Individuo – Si celebra perché è scomparso? A un qualsiasi analista o viaggiatore nell’ateismo, il sistema sovietico, per esempio Corrado Alvaro, la notazione era di rigore: “Il cristianesimo rimane sempre l’origine della concezione dell’individualità umana… Socialmente, oggi, è la fine della concezione cristiana dell’individuo; il bolscevismo fa dell’individuo un prodotto sociale, una conseguenza fisiologica e ambientale”. Il liberismo pure.

Opera aperta – È tipicamente la filosofia, opera della ragione.

Pace e guerra –Nello studio delle Relazioni internazionali ora in disuso, si erge ancora apodittico il voluminoso “Paix et guerre entre le nations” di Raymond Aron, 1962 – giunto rapidamente alla quarta edizione e poi scomparso anch’esso, come tanto altro nel 1968. “La teoria delle relazioni internazionali parte dalla pluralità dei centri autonomi di decisione, dunque dal rischio di guerra e, da questo rischio, deduce la necessità del calcolo dei mezzi”. Semplice?

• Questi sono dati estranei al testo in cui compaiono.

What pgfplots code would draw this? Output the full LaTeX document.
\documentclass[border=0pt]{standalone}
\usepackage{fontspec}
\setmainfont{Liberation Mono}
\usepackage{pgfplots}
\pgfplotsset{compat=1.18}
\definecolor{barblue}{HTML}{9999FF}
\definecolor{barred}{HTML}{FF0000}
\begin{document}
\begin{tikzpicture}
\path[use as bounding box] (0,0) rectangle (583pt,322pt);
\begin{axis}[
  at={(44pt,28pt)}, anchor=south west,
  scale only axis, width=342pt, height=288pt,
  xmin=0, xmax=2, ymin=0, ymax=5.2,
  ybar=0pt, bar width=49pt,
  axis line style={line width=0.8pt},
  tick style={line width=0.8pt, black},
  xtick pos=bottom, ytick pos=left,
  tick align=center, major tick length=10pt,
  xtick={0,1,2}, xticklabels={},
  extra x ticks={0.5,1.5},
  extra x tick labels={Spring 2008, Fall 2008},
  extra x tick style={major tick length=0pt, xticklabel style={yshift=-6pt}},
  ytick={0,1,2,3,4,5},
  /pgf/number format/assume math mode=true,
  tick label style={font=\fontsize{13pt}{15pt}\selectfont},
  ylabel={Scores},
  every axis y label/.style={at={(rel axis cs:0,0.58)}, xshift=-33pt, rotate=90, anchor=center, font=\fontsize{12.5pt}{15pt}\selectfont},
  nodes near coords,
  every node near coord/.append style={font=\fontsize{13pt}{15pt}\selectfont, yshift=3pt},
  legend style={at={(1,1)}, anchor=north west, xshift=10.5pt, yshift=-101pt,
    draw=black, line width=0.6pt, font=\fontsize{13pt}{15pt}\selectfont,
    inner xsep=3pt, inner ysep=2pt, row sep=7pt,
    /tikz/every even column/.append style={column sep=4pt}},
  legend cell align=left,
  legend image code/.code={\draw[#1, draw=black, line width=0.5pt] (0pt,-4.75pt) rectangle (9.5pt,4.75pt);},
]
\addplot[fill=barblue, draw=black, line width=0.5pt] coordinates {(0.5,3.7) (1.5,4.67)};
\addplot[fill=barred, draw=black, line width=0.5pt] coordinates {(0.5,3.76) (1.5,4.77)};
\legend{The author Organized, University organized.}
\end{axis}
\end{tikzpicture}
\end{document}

In teoria. “In pratica, certi teorici hanno proposto, per le relazioni internazionali, il modello sport, oppure economia, del fine razionale. Un solo scopo, la vittoria, grida il generale ingenuo, dimenticando che la vittoria militare dà sempre soddisfazioni d’amor proprio ma non sempre benefici politici. Un solo imperativo, l’interesse nazionale, proclama solennemente il teorico, appena meno ingenuo del generale come se bastasse agganciare l’aggettivo nazionale al concetto d’interesse per renderlo univoco. La politica tra gli Stati è una lotta per la potenza e la sicurezza, afferma un altro teorico, come se non ci fosse mai contraddizione tra questa e quella, come se le persone collettive, a differenza delle persone individuali, fossero tenute in razione di preferire la vita alle ragioni di vita”.

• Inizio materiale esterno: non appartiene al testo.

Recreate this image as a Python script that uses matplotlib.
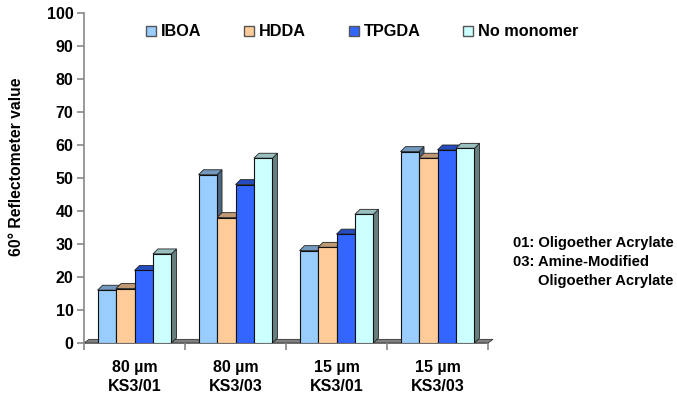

Lo sport c’entra. E anche l’economia. “La teoria di uno sport si svolge a partire dalla fine (far entrare il pallone in rete)”. La teoria dell’economia anch’essa si riferisce a una fine, per il tramite  della nozione di massimizzazione (benché si possano concepire diverse modalità di questo massimo)”. Nelle relazioni internazionali è “la condotta del diplomatico, dello stratega”, che “presenta alcune di queste caratteristiche”. Ma anche sul diplomatico “pesa il rischio di guerra”.

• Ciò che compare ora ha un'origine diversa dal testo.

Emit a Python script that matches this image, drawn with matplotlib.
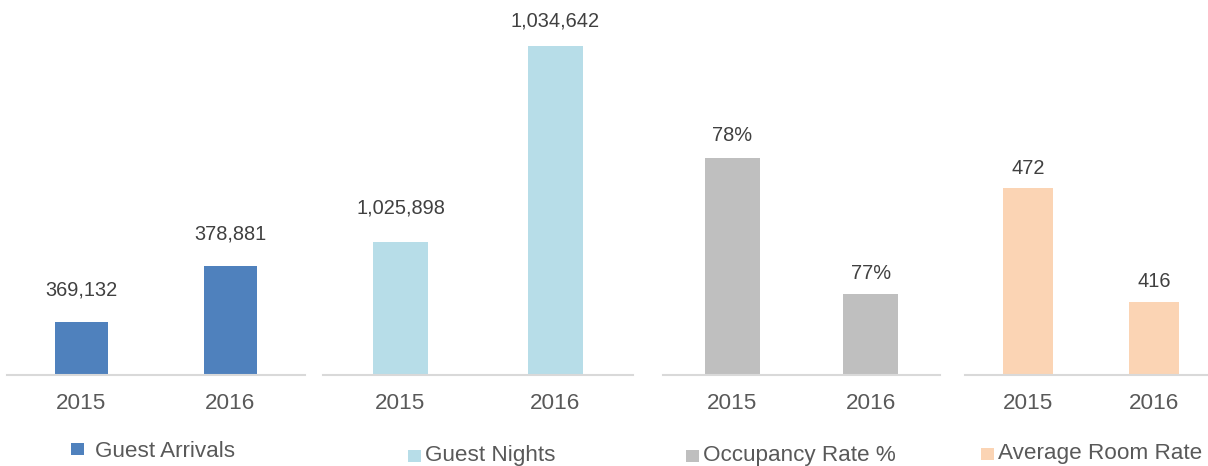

Paradiso –Un mondo chiuso: è una promesso di “altro”, non di liberazione-libertà. Quello terrestre era uno zoo: un mondo animale promiscuo, di coesistenza pacifica, interrotto dal vegetale, invasivo. Quello futuro è una promessa di quiete all’uomo faber, inquieto – di morte. Quello islamico promette tutto ciò che gli arabi originari non avevano e desideravano: acqua, prati, donne, ombra, etc.
È il luogo dl desiderio, perciò indefinito.